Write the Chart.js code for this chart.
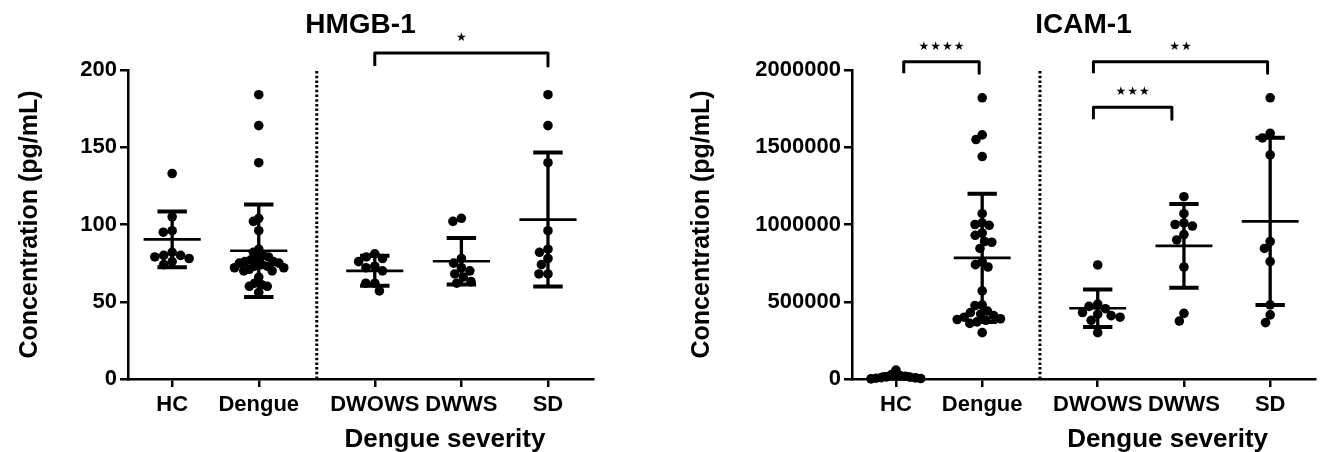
<!DOCTYPE html>
<html><head><meta charset="utf-8">
<script src="https://cdn.jsdelivr.net/npm/chart.js@4"></script>
<style>
html,body{margin:0;padding:0;background:#fff;}
#wrap{position:relative;width:1324px;height:452px;background:#fff;}
canvas{position:absolute;top:0;}
</style></head><body>
<div id="wrap">
<canvas id="c1" width="662" height="452" style="left:0"></canvas>
<canvas id="c2" width="662" height="452" style="left:662px"></canvas>
</div>
<script>
// ---------- data ----------
const categories = ['HC', 'Dengue', 'DWOWS', 'DWWS', 'SD'];

const hmgbHC     = [133, 105, 96, 95, 82, 80, 80, 79, 78, 76, 74];
const hmgbDengue = [184, 164, 140, 104, 102, 96, 84, 82, 80, 79, 78, 77, 76, 76, 75, 75, 74, 73, 73, 72, 72, 71, 70, 70, 66, 62, 61, 60, 60, 56];
const hmgbDWOWS  = [81, 79, 78, 76, 73, 72, 70, 62, 62, 57];
const hmgbDWWS   = [104, 102, 78, 75, 72, 70, 68, 66, 63, 62];
const hmgbSDgrp  = [184, 164, 140, 96, 84, 82, 78, 74, 68, 68];
const hmgbMean   = [90.4, 83, 70, 76.2, 103.2];
const hmgbSDev   = [18, 30, 9.7, 15.1, 43.4];
const hmgbTicks  = [0, 50, 100, 150, 200];

const icamHC     = [58000, 28000, 22000, 18000, 14000, 11000, 9000, 7000, 5000, 3000, 1000];
const icamDengue = [1820000, 1580000, 1550000, 1440000, 1070000, 1010000, 1000000, 995000, 945000, 930000, 890000, 885000, 845000, 760000, 740000, 725000, 570000, 480000, 475000, 440000, 430000, 420000, 410000, 400000, 390000, 385000, 380000, 370000, 360000, 300000];
const icamDWOWS  = [738000, 485000, 470000, 455000, 430000, 420000, 410000, 400000, 380000, 300000];
const icamDWWS   = [1180000, 1070000, 1010000, 1000000, 990000, 935000, 900000, 725000, 425000, 375000];
const icamSDgrp  = [1820000, 1590000, 1560000, 1450000, 890000, 845000, 760000, 480000, 415000, 365000];
const icamMean   = [16000, 784000, 458000, 862000, 1020000];
const icamSDev   = [15000, 415000, 121000, 271000, 541000];
const icamTicks  = [0, 500000, 1000000, 1500000, 2000000];

// significance annotations (label, compared groups, bracket value level)
const hmgbSig = [{ label: '★', a: 2, b: 4, top: 211, leg: 202.6 }];
const icamSig = [
  { label: '★★★★', a: 0, b: 1, top: 2054000, leg: 1979000 },
  { label: '★★',   a: 2, b: 4, top: 2054000, leg: 1979000 },
  { label: '★★★',  a: 2, b: 3, top: 1759000, leg: 1681000 }
];

// ---------- layout ----------
const POS = [1, 2, 3.34, 4.34, 5.34];
const XMIN = 0.49, XMAX = 5.86, SEP = 2.67;
const CAP = 0.17, MW = 0.33;
const FONT = '"Liberation Sans", Arial, Helvetica, sans-serif';

function errorBars(mean, sd) {
  const stems = [], caps = [], means = [];
  POS.forEach((p, i) => {
    const hi = mean[i] + sd[i], lo = mean[i] - sd[i];
    stems.push({x: p, y: lo}, {x: p, y: hi}, {x: p, y: null});
    caps.push({x: p - CAP, y: hi}, {x: p + CAP, y: hi}, {x: p, y: null},
              {x: p - CAP, y: lo}, {x: p + CAP, y: lo}, {x: p, y: null});
    means.push({x: p - MW, y: mean[i]}, {x: p + MW, y: mean[i]}, {x: p, y: null});
  });
  return {stems, caps, means};
}

function bracketData(sig, offs) {
  const d = [];
  sig.forEach((s, i) => {
    const a = POS[s.a] + offs[i][0], b = POS[s.b] + offs[i][1];
    d.push({x: a, y: s.leg}, {x: a, y: s.top}, {x: b, y: s.top}, {x: b, y: s.leg}, {x: a, y: null});
  });
  return d;
}

const annot = {
  id: 'annot',
  afterDatasetsDraw(chart, args, o) {
    const {ctx, chartArea, scales: {x, y}} = chart;
    ctx.save();
    ctx.fillStyle = '#000';
    ctx.textAlign = 'center';
    ctx.textBaseline = 'alphabetic';
    ctx.font = 'bold 28px ' + FONT;
    ctx.fillText(o.title, (chartArea.left + chartArea.right) / 2, 33);
    ctx.font = 'bold 26px ' + FONT;
    ctx.fillText('Dengue severity', x.getPixelForValue(o.xTitle), 447);
    ctx.font = '12px "DejaVu Sans"';
    ctx.textBaseline = 'middle';
    ctx.letterSpacing = '1px';
    o.sig.forEach((s, i) => {
      const a = POS[s.a] + o.offs[i][0], b = POS[s.b] + o.offs[i][1];
      ctx.fillText(s.label, x.getPixelForValue((a + b) / 2) + 0.5, y.getPixelForValue(s.top) - 15);
    });
    ctx.restore();
  }
};

function swarm(chart, groups, diam, lim) {
  const xs = chart.scales.x, ys = chart.scales.y;
  const ppu = xs.getPixelForValue(1) - xs.getPixelForValue(0);
  const out = [];
  groups.forEach((vals, gi) => {
    const placed = [];
    const pts = vals.map(v => ({v, py: ys.getPixelForValue(v)})).sort((a, b) => a.py - b.py);
    pts.forEach(p => {
      const near = placed.filter(q => Math.abs(q.py - p.py) < diam);
      const cands = [0];
      near.forEach(q => {
        const w = Math.sqrt(diam * diam - (q.py - p.py) ** 2);
        cands.push(q.dx + w, q.dx - w);
      });
      cands.sort((a, b) => Math.abs(a) - Math.abs(b) || a - b);
      let dx = 0;
      for (const c of cands) {
        if (near.every(q => (q.dx - c) ** 2 + (q.py - p.py) ** 2 >= diam * diam - 0.01)) { dx = c; break; }
      }
      placed.push({py: p.py, dx, v: p.v});
    });
    const maxAbs = Math.max(...placed.map(q => Math.abs(q.dx)));
    const f = maxAbs > lim ? lim / maxAbs : 1;
    placed.forEach(q => out.push({x: POS[gi] + q.dx * f / ppu, y: q.v}));
  });
  return out;
}

function makeChart(id, cfg) {
  const eb = errorBars(cfg.mean, cfg.sd);
  const init = [];
  cfg.groups.forEach((g, gi) => g.forEach(v => init.push({x: POS[gi], y: v})));
  const lineDs = (data, w, extra) => Object.assign({
    data, showLine: true, borderColor: '#000', borderWidth: w, pointRadius: 0,
    pointHoverRadius: 0, spanGaps: false, clip: false, tension: 0,
    borderCapStyle: 'butt', borderJoinStyle: 'miter'
  }, extra || {});
  const tickFont = {family: FONT, size: 22, weight: 'bold'};
  const chart = new Chart(document.getElementById(id), {
    type: 'line',
    data: {
      datasets: [
        {data: init, showLine: false, pointRadius: 4.8, pointHoverRadius: 4.8,
         pointBackgroundColor: '#000', pointBorderWidth: 0, clip: false},
        lineDs(eb.stems, 3.3),
        lineDs(eb.caps, 4),
        lineDs(eb.means, 2.7),
        lineDs([{x: SEP, y: cfg.ticks[0]}, {x: SEP, y: cfg.ticks[cfg.ticks.length - 1]}], 3, {borderDash: [2.5, 2.2]}),
        lineDs(bracketData(cfg.sig, cfg.offs), 3, {borderJoinStyle: 'round'})
      ]
    },
    options: {
      responsive: false, animation: false, events: [],
      layout: {padding: {left: 0, right: cfg.padRight, top: 70, bottom: 0}},
      plugins: {legend: {display: false}, tooltip: {enabled: false}, title: {display: false},
                annot: {title: cfg.title, xTitle: 4.15, sig: cfg.sig, offs: cfg.offs}},
      scales: {
        x: {
          type: 'linear', min: XMIN, max: XMAX,
          afterBuildTicks: ax => { ax.ticks = POS.map(v => ({value: v})); },
          afterFit: s => { s.height = 73; },
          ticks: {autoSkip: false, maxRotation: 0, color: '#000', font: tickFont, padding: 5,
                  callback: (v, i) => categories[i]},
          grid: {drawOnChartArea: false, drawTicks: true, tickLength: 8, color: '#000', lineWidth: 2.5},
          border: {display: true, color: '#000', width: 2.5}
        },
        y: {
          type: 'linear', min: cfg.ticks[0], max: cfg.ticks[cfg.ticks.length - 1],
          afterBuildTicks: ax => { ax.ticks = cfg.ticks.map(v => ({value: v})); },
          afterFit: s => { s.width = cfg.yWidth; },
          ticks: {color: '#000', font: tickFont, padding: 3, callback: v => String(v)},
          grid: {drawOnChartArea: false, drawTicks: true, tickLength: 8, color: '#000', lineWidth: 2.5},
          border: {display: true, color: '#000', width: 2.5},
          title: {display: true, text: 'Concentration (pg/mL)', color: '#000',
                  font: {family: FONT, size: 25, weight: 'bold'}, padding: {top: cfg.yTitlePad, bottom: 0}}
        }
      }
    },
    plugins: [annot]
  });
  chart.data.datasets[0].data = swarm(chart, cfg.groups, 9, 25);
  chart.update('none');
  return chart;
}

makeChart('c1', {
  title: 'HMGB-1',
  groups: [hmgbHC, hmgbDengue, hmgbDWOWS, hmgbDWWS, hmgbSDgrp],
  mean: hmgbMean, sd: hmgbSDev, ticks: hmgbTicks,
  sig: hmgbSig, offs: [[0, 0]],
  yWidth: 128, padRight: 69, yTitlePad: 15
});
makeChart('c2', {
  title: 'ICAM-1',
  groups: [icamHC, icamDengue, icamDWOWS, icamDWWS, icamSDgrp],
  mean: icamMean, sd: icamSDev, ticks: icamTicks,
  sig: icamSig, offs: [[0.09, -0.035], [-0.05, -0.03], [-0.05, -0.14]],
  yWidth: 190, padRight: 9, yTitlePad: 25
});
</script>
</body></html>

**********

What is needed
Everything from the first line of the listing above through the line that contains "const categories = ['HC', 'Dengue', 'DWOWS', 'DWWS', 'SD'];" is to be restated word for word, minus the pictures.

Output of the task
Write the Chart.js code for this chart.
<!DOCTYPE html>
<html><head><meta charset="utf-8">
<script src="https://cdn.jsdelivr.net/npm/chart.js@4"></script>
<style>
html,body{margin:0;padding:0;background:#fff;}
#wrap{position:relative;width:1324px;height:452px;background:#fff;}
canvas{position:absolute;top:0;}
</style></head><body>
<div id="wrap">
<canvas id="c1" width="662" height="452" style="left:0"></canvas>
<canvas id="c2" width="662" height="452" style="left:662px"></canvas>
</div>
<script>
// ---------- data ----------
const categories = ['HC', 'Dengue', 'DWOWS', 'DWWS', 'SD'];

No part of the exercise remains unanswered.